--- MATERIAL ---

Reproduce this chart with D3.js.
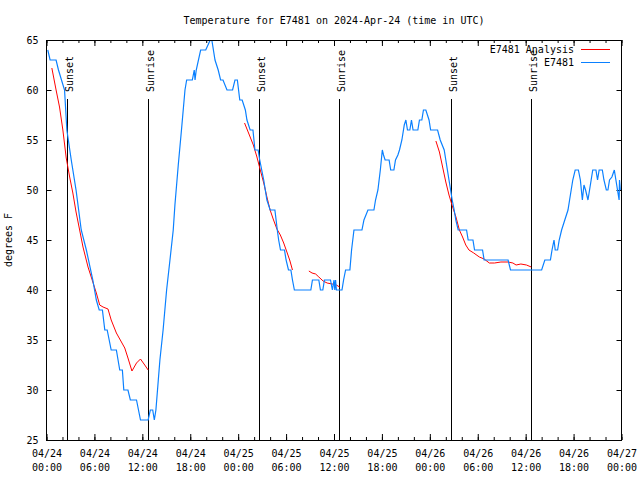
<!DOCTYPE html>
<html><head><meta charset="utf-8">
<script src="https://cdn.jsdelivr.net/npm/d3@7"></script>
<style>
html,body{margin:0;padding:0;background:#fff;}
svg text{font-family:"DejaVu Sans Mono",monospace;font-size:10px;fill:#000;}
</style></head>
<body>
<svg id="chart" width="640" height="480"></svg>
<script>
// ---- data (hours since 2024-04-24 00:00 UTC) ----
const titleText = "Temperature for E7481 on 2024-Apr-24 (time in UTC)";
const yLabel = "degrees F";
const seriesNames = ["E7481 Analysis", "E7481"];
const yTicks = [25, 30, 35, 40, 45, 50, 55, 60, 65];

const obsHours = [0.16,0.45,1.2,1.5,2.26,2.55,3.1,3.7,4.35,4.99,5.8,6.24,6.6,7.0,7.3,7.6,8.1,8.75,9.17,9.5,9.68,10.2,10.5,11.27,11.77,12.73,13.0,13.3,13.5,13.7,14.0,14.2,14.6,15.04,15.46,15.87,16.08,16.5,16.9,17.34,17.55,18.26,18.5,18.6,18.75,19.3,19.94,20.5,20.7,20.9,21.1,21.5,21.8,22.1,22.6,23.3,23.6,23.9,24.2,24.5,24.9,25.1,25.5,25.85,26.1,26.5,26.7,27.2,27.6,28.0,28.6,28.9,29.07,29.3,29.8,30.0,30.3,30.6,30.8,31.04,33.1,33.3,34.1,34.3,34.6,34.8,35.56,35.8,36.0,36.1,36.2,36.3,37.0,37.2,37.45,37.99,38.2,38.5,39.5,39.75,40.25,41.0,41.2,41.5,41.8,42.05,42.2,42.4,42.9,43.1,43.5,43.7,44.0,44.2,44.5,44.8,45.0,45.2,45.5,45.7,45.9,46.5,46.7,47.0,47.2,47.5,47.7,47.9,48.1,48.97,49.3,49.8,50.0,50.2,50.4,50.6,50.8,51.05,51.25,51.55,52.6,52.8,53.4,53.6,54.6,54.8,57.8,58.1,62.0,62.4,63.1,63.3,63.55,63.7,64.0,64.2,64.5,64.9,65.3,65.5,65.7,65.9,66.2,66.6,66.85,67.1,67.3,67.5,67.8,68.0,68.2,68.4,68.8,69.0,69.2,69.6,69.8,70.1,70.3,70.5,70.8,71.1,71.3,71.5,71.7,71.75,71.85];
const obsTemps = [64,63,63,62,60,56,53,50,46,44,41,39,38,38,36,36,34,34,32,32,30,30,29,29,27,27,28,28,27,28,31,33,36,40,43,46,48.5,52.5,56,60,61,61,62,61,62,64,64,65,65,64,63,62,61,61,60,60,61,61,59,59,58,57,56,56,54,54,53,51,49,48,48,46,45,44,44,43,42,42,41,40,40,41,41,40,40,41,41,40,41,40,41,40,40,41,42,42,44,46,46,47,48,48,49,50,52,54,53.5,53,53,52,52,53,53.5,54,55,56.5,57,56,56,57,56,56,57,57,58,58,57.5,57,56,56,55,54,53,52,51,50,49,48,47,46,46,45,45,44,44,43,43,42,42,43,43,44,45,44,44,45,46,47,48,49,50,51,52,52,51,49,50.5,50,49,50,51,52,52,51,52,52,51,50,50,51,51.3,52,51,50,49,51,50];

// analysis: NaN marks a gap between segments
const anaHours = [0.67,1.2,1.63,2.05,2.47,2.9,3.3,3.7,4.15,4.57,5.2,5.8,6.24,6.66,7.08,7.7,8.1,8.75,9.38,9.8,10.2,10.7,11.27,11.77,12.3,12.73,NaN,
  24.8,25.5,25.9,26.35,26.77,27.2,27.6,28.0,28.43,28.85,29.28,29.7,30.1,30.45,30.8,NaN,
  32.85,33.25,33.7,34.1,34.64,35.14,35.77,36.3,36.7,NaN,
  48.76,49.2,49.6,50.0,50.4,50.85,51.27,51.7,52.1,52.5,52.9,53.5,54.2,54.8,55.45,56.1,56.9,57.8,58.4,58.8,59.4,60.1,60.7];
const anaTemps = [62.2,60,58.3,56,53.2,51.3,49.7,47.8,46,44.3,42.3,40.8,39.7,38.5,38.3,38.1,37,35.7,34.8,34.2,33.2,31.9,32.7,33.1,32.5,32,NaN,
  56.7,55.3,54.5,53.3,52,50.7,49.3,48,47,46.1,45.5,44.7,43.8,43,42,NaN,
  41.9,41.7,41.6,41.3,40.9,40.7,40.6,40.5,40.3,NaN,
  54.9,53.8,52.3,50.8,49.5,48.3,47.3,46,45.3,44.5,44,43.7,43.3,43.1,42.7,42.7,42.8,42.8,42.7,42.5,42.6,42.5,42.3];

const sunLabels = ["Sunset","Sunrise","Sunset","Sunrise","Sunset","Sunrise"];
const sunHours = [2.6,12.75,26.65,36.66,50.69,60.7];

// ---- drawing ----
const base = Date.UTC(2024,3,24);
const toDate = h => new Date(base + h*3600e3);
const svg = d3.select("#chart");
const L = 46.5, R = 621.5, T = 40, B = 440;
const x = d3.scaleUtc().domain([toDate(0), toDate(72)]).range([L, R]);
const y = d3.scaleLinear().domain([25, 65]).range([B, T]);
const blue = "#0a80ff", red = "#ff0000";

svg.append("defs").append("clipPath").attr("id","clip")
  .append("rect").attr("x",L).attr("y",T).attr("width",R-L).attr("height",B-T);

// title
svg.append("text").attr("x",(L+R)/2).attr("y",24).attr("text-anchor","middle").text(titleText);

// y label
svg.append("text").attr("transform","translate(12,240) rotate(-90)").attr("text-anchor","middle").text(yLabel);

// x axes (major & minor ticks, bottom and top)
const majorTicks = d3.utcHour.every(6).range(toDate(0), toDate(72.01));
const minorTicks = d3.utcHour.every(2).range(toDate(0), toDate(72.01));
const fmt1 = d3.utcFormat("%m/%d"), fmt2 = d3.utcFormat("%H:%M");

function axStyle(g){ g.select(".domain").remove(); g.selectAll("line").attr("stroke","#000"); }

svg.append("g").attr("transform",`translate(0,${B})`)
  .call(d3.axisBottom(x).tickValues(minorTicks).tickSizeInner(-3).tickSizeOuter(0).tickFormat(""))
  .call(axStyle);
svg.append("g").attr("transform",`translate(0,${T})`)
  .call(d3.axisTop(x).tickValues(minorTicks).tickSizeInner(-3).tickSizeOuter(0).tickFormat(""))
  .call(axStyle);
svg.append("g").attr("transform",`translate(0,${T})`)
  .call(d3.axisTop(x).tickValues(majorTicks).tickSizeInner(-6).tickSizeOuter(0).tickFormat(""))
  .call(axStyle);
const xb = svg.append("g").attr("transform",`translate(0,${B})`)
  .call(d3.axisBottom(x).tickValues(majorTicks).tickSizeInner(-6).tickSizeOuter(0).tickFormat(d=>fmt1(d)))
  .call(axStyle);
xb.selectAll("text").each(function(d){
  const t = d3.select(this);
  t.text(null).attr("y",null).attr("dy",null)
   .attr("font-family","DejaVu Sans Mono").attr("font-size",10).attr("fill","#000");
  t.append("tspan").attr("x",0).attr("y",17).text(fmt1(d));
  t.append("tspan").attr("x",0).attr("y",31).text(fmt2(d));
});

// y axes
const yl = svg.append("g").attr("transform",`translate(${L},0)`)
  .call(d3.axisLeft(y).tickValues(yTicks).tickSizeInner(-5).tickSizeOuter(0).tickPadding(8).tickFormat(d3.format("d")))
  .call(axStyle);
yl.selectAll("text").attr("font-family","DejaVu Sans Mono").attr("font-size",10).attr("fill","#000");
svg.append("g").attr("transform",`translate(${R},0)`)
  .call(d3.axisRight(y).tickValues(yTicks).tickSizeInner(-5).tickSizeOuter(0).tickFormat(""))
  .call(axStyle);

// sunrise / sunset lines
const sunG = svg.append("g");
sunHours.forEach((h,i)=>{
  const px = Math.round(x(toDate(h))) + 0.5;
  sunG.append("line").attr("x1",px).attr("x2",px).attr("y1",99).attr("y2",B)
    .attr("stroke","#000").attr("stroke-width",1);
  sunG.append("text").attr("transform",`translate(${px+5.5},92) rotate(-90)`)
    .attr("text-anchor","start").text(sunLabels[i]);
});

// series lines
const lineGen = d3.line().defined(d=>!isNaN(d[1])).x(d=>x(toDate(d[0]))).y(d=>y(d[1]));
const obsData = obsHours.map((h,i)=>[h,obsTemps[i]]);
const anaData = anaHours.map((h,i)=>[h,anaTemps[i]]);
const plot = svg.append("g").attr("clip-path","url(#clip)");
plot.append("path").datum(anaData).attr("d",lineGen).attr("fill","none").attr("stroke",red).attr("stroke-width",1);
plot.append("path").datum(obsData).attr("d",lineGen).attr("fill","none").attr("stroke",blue).attr("stroke-width",1.2);

// frame
svg.append("rect").attr("x",L).attr("y",T+0.5).attr("width",R-L).attr("height",B-T)
  .attr("fill","none").attr("stroke","#000").attr("stroke-width",1);

// legend
const leg = svg.append("g");
[[red,49.5],[blue,62.5]].forEach(([c,ly],i)=>{
  leg.append("text").attr("x",574).attr("y",ly+3.5).attr("text-anchor","end").text(seriesNames[i]);
  leg.append("line").attr("x1",581).attr("x2",610).attr("y1",ly).attr("y2",ly).attr("stroke",c).attr("stroke-width",1);
});
</script>
</body></html>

---

-- WRITTEN REQUEST --
Leave out the pictures and repeat exactly the lines from the start of the material through the line that contains "55, 60, 65];", both included.

-- FULL OUTPUT --
Reproduce this chart with D3.js.
<!DOCTYPE html>
<html><head><meta charset="utf-8">
<script src="https://cdn.jsdelivr.net/npm/d3@7"></script>
<style>
html,body{margin:0;padding:0;background:#fff;}
svg text{font-family:"DejaVu Sans Mono",monospace;font-size:10px;fill:#000;}
</style></head>
<body>
<svg id="chart" width="640" height="480"></svg>
<script>
// ---- data (hours since 2024-04-24 00:00 UTC) ----
const titleText = "Temperature for E7481 on 2024-Apr-24 (time in UTC)";
const yLabel = "degrees F";
const seriesNames = ["E7481 Analysis", "E7481"];
const yTicks = [25, 30, 35, 40, 45, 50, 55, 60, 65];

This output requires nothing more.